____ Material to process

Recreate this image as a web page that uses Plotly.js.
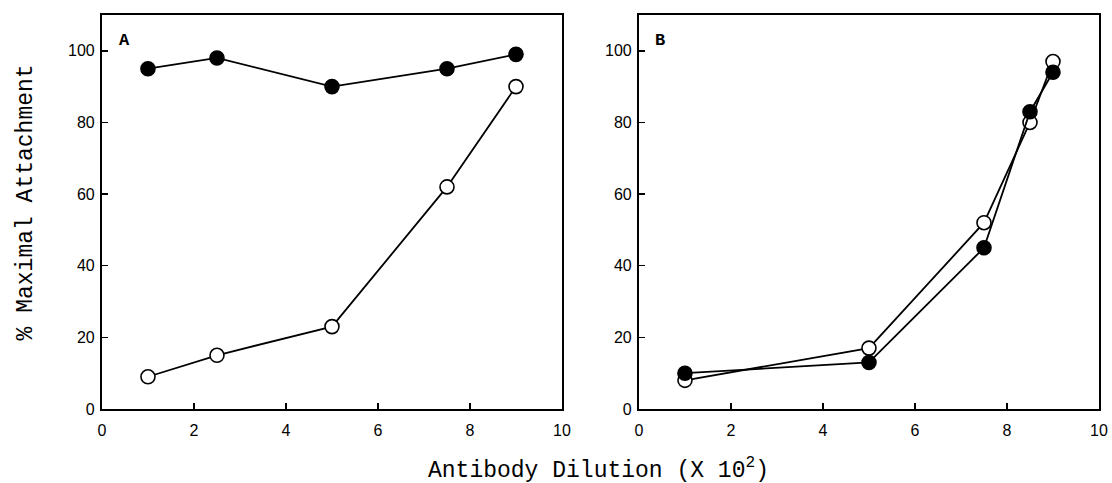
<!DOCTYPE html>
<html>
<head>
<meta charset="utf-8">
<script src="https://cdn.plot.ly/plotly-3.0.1.min.js"></script>
<style>html,body{margin:0;padding:0;background:#fff;}#chart{width:1112px;height:483px;}</style>
</head>
<body>
<div id="chart"></div>
<script>
// Panel A
const xA = [1, 2.5, 5, 7.5, 9];
const filledA = [95, 98, 90, 95, 99];
const openA = [9, 15, 23, 62, 90];
// Panel B
const xB = [1, 5, 7.5, 8.5, 9];
const filledB = [10, 13, 45, 83, 94];
const openB = [8, 17, 52, 80, 97];

const xTicks = [0, 2, 4, 6, 8, 10];
const yTicks = [0, 20, 40, 60, 80, 100];

function trace(x, y, filled, xa, ya) {
  return {
    x: x, y: y, xaxis: xa, yaxis: ya, type: 'scatter', mode: 'lines+markers',
    line: {color: '#000', width: 1.8},
    marker: {size: 14, symbol: 'circle', color: filled ? '#000' : '#fff', line: {color: '#000', width: 1.6}},
    showlegend: false, hoverinfo: 'skip'
  };
}

const data = [
  trace(xA, openA, false, 'x', 'y'),
  trace(xA, filledA, true, 'x', 'y'),
  trace(xB, openB, false, 'x2', 'y2'),
  trace(xB, filledB, true, 'x2', 'y2')
];

const tickFont = {family: 'Liberation Sans, Arial, sans-serif', size: 16, color: '#000'};
function xaxis(domain, anchor) {
  return {domain: domain, anchor: anchor, range: [0, 10], tickvals: xTicks, ticks: 'inside', ticklen: 6,
    tickwidth: 1.5, tickcolor: '#000', showline: true, linecolor: '#000', linewidth: 2, mirror: true,
    showgrid: false, zeroline: false, tickfont: tickFont, ticklabelstandoff: 6};
}
function yaxis(anchor) {
  return {domain: [0.1532, 0.969], anchor: anchor, range: [0, 110], tickvals: yTicks, ticks: 'inside', ticklen: 6,
    tickwidth: 1.5, tickcolor: '#000', showline: true, linecolor: '#000', linewidth: 2, mirror: true,
    showgrid: false, zeroline: false, tickfont: tickFont, ticklabelstandoff: 2};
}

const monoFont = {family: 'Liberation Mono, Courier New, monospace', size: 23, color: '#000'};

const layout = {
  width: 1112, height: 483,
  margin: {l: 0, r: 0, t: 0, b: 0},
  paper_bgcolor: '#fff', plot_bgcolor: '#fff',
  xaxis: xaxis([0.0917, 0.5054], 'y'),
  yaxis: yaxis('x'),
  xaxis2: xaxis([0.5746, 0.9883], 'y2'),
  yaxis2: yaxis('x2'),
  annotations: [
    {text: '<b>A</b>', xref: 'x', yref: 'y', x: 0.5, y: 103, showarrow: false, font: {family: 'Liberation Mono, monospace', size: 17, color: '#000'}},
    {text: '<b>B</b>', xref: 'x2', yref: 'y2', x: 0.45, y: 103, showarrow: false, font: {family: 'Liberation Mono, monospace', size: 17, color: '#000'}},
    {text: 'Antibody Dilution (X 10<sup>2</sup>)', xref: 'paper', yref: 'paper', x: 0.538, y: 0.03, xanchor: 'center', yanchor: 'middle', showarrow: false, font: monoFont},
    {text: '% Maximal Attachment', xref: 'paper', yref: 'paper', x: 0.023, y: 0.58, xanchor: 'center', yanchor: 'middle', textangle: -90, showarrow: false, font: monoFont}
  ]
};

Plotly.newPlot('chart', data, layout, {staticPlot: true, displayModeBar: false});
</script>
</body>
</html>
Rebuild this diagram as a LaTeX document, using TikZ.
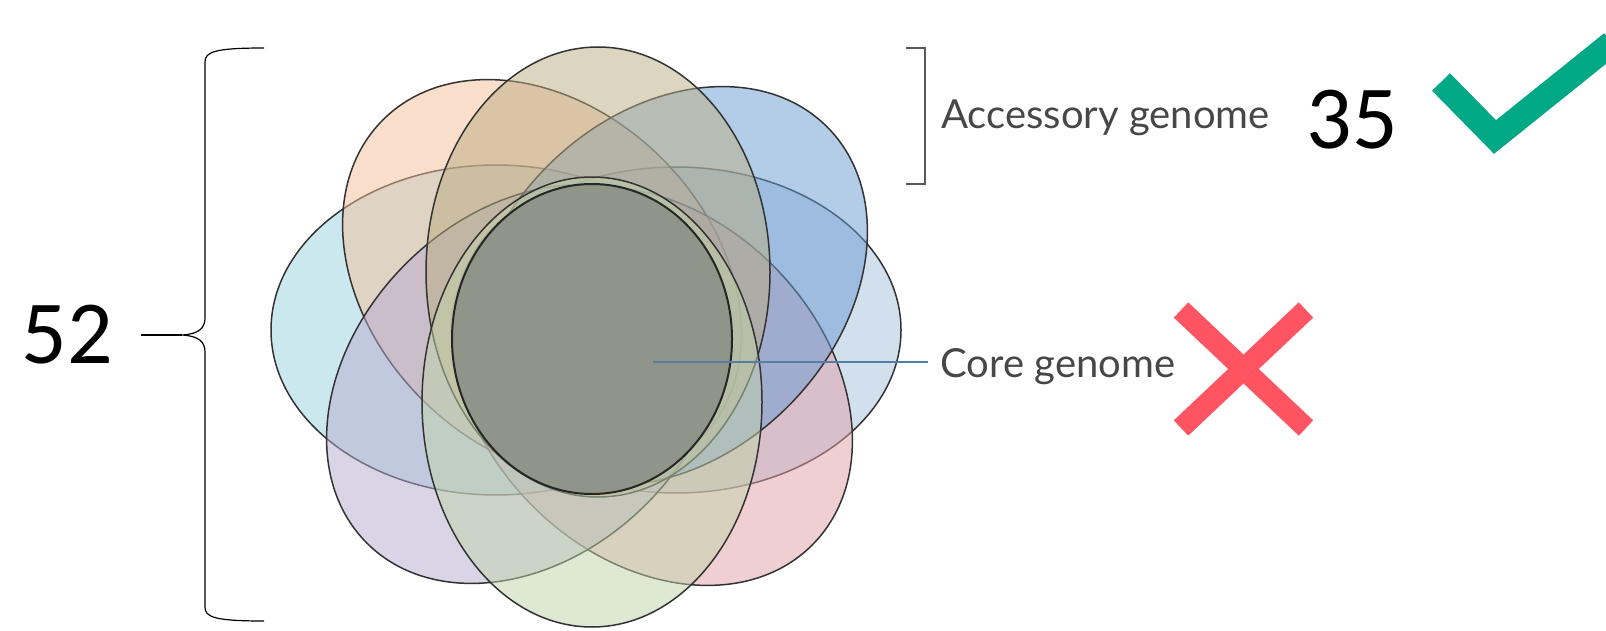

________

The task:
Would you return the data exactly as written, without the pictures?

Result for this exercise:
Recreate this image as a web page that uses Plotly.js.
<!DOCTYPE html>
<html>
<head>
<meta charset="utf-8">
<script src="https://cdn.plot.ly/plotly-3.0.1.min.js"></script>
<style>html,body{margin:0;padding:0;background:#fff;}#chart{width:1112px;height:483px;}</style>
</head>
<body>
<div id="chart"></div>
<script>
// Panel A
const xA = [1, 2.5, 5, 7.5, 9];
const filledA = [95, 98, 90, 95, 99];
const openA = [9, 15, 23, 62, 90];
// Panel B
const xB = [1, 5, 7.5, 8.5, 9];
const filledB = [10, 13, 45, 83, 94];
const openB = [8, 17, 52, 80, 97];

const xTicks = [0, 2, 4, 6, 8, 10];
const yTicks = [0, 20, 40, 60, 80, 100];

function trace(x, y, filled, xa, ya) {
  return {
    x: x, y: y, xaxis: xa, yaxis: ya, type: 'scatter', mode: 'lines+markers',
    line: {color: '#000', width: 1.8},
    marker: {size: 14, symbol: 'circle', color: filled ? '#000' : '#fff', line: {color: '#000', width: 1.6}},
    showlegend: false, hoverinfo: 'skip'
  };
}

const data = [
  trace(xA, openA, false, 'x', 'y'),
  trace(xA, filledA, true, 'x', 'y'),
  trace(xB, openB, false, 'x2', 'y2'),
  trace(xB, filledB, true, 'x2', 'y2')
];

const tickFont = {family: 'Liberation Sans, Arial, sans-serif', size: 16, color: '#000'};
function xaxis(domain, anchor) {
  return {domain: domain, anchor: anchor, range: [0, 10], tickvals: xTicks, ticks: 'inside', ticklen: 6,
    tickwidth: 1.5, tickcolor: '#000', showline: true, linecolor: '#000', linewidth: 2, mirror: true,
    showgrid: false, zeroline: false, tickfont: tickFont, ticklabelstandoff: 6};
}
function yaxis(anchor) {
  return {domain: [0.1532, 0.969], anchor: anchor, range: [0, 110], tickvals: yTicks, ticks: 'inside', ticklen: 6,
    tickwidth: 1.5, tickcolor: '#000', showline: true, linecolor: '#000', linewidth: 2, mirror: true,
    showgrid: false, zeroline: false, tickfont: tickFont, ticklabelstandoff: 2};
}

const monoFont = {family: 'Liberation Mono, Courier New, monospace', size: 23, color: '#000'};

const layout = {
  width: 1112, height: 483,
  margin: {l: 0, r: 0, t: 0, b: 0},
  paper_bgcolor: '#fff', plot_bgcolor: '#fff',
  xaxis: xaxis([0.0917, 0.5054], 'y'),
  yaxis: yaxis('x'),
  xaxis2: xaxis([0.5746, 0.9883], 'y2'),
  yaxis2: yaxis('x2'),
  annotations: [
    {text: '<b>A</b>', xref: 'x', yref: 'y', x: 0.5, y: 103, showarrow: false, font: {family: 'Liberation Mono, monospace', size: 17, color: '#000'}},
    {text: '<b>B</b>', xref: 'x2', yref: 'y2', x: 0.45, y: 103, showarrow: false, font: {family: 'Liberation Mono, monospace', size: 17, color: '#000'}},
    {text: 'Antibody Dilution (X 10<sup>2</sup>)', xref: 'paper', yref: 'paper', x: 0.538, y: 0.03, xanchor: 'center', yanchor: 'middle', showarrow: false, font: monoFont},
    {text: '% Maximal Attachment', xref: 'paper', yref: 'paper', x: 0.023, y: 0.58, xanchor: 'center', yanchor: 'middle', textangle: -90, showarrow: false, font: monoFont}
  ]
};

Plotly.newPlot('chart', data, layout, {staticPlot: true, displayModeBar: false});
</script>
</body>
</html>
Rebuild this diagram as a LaTeX document, using TikZ.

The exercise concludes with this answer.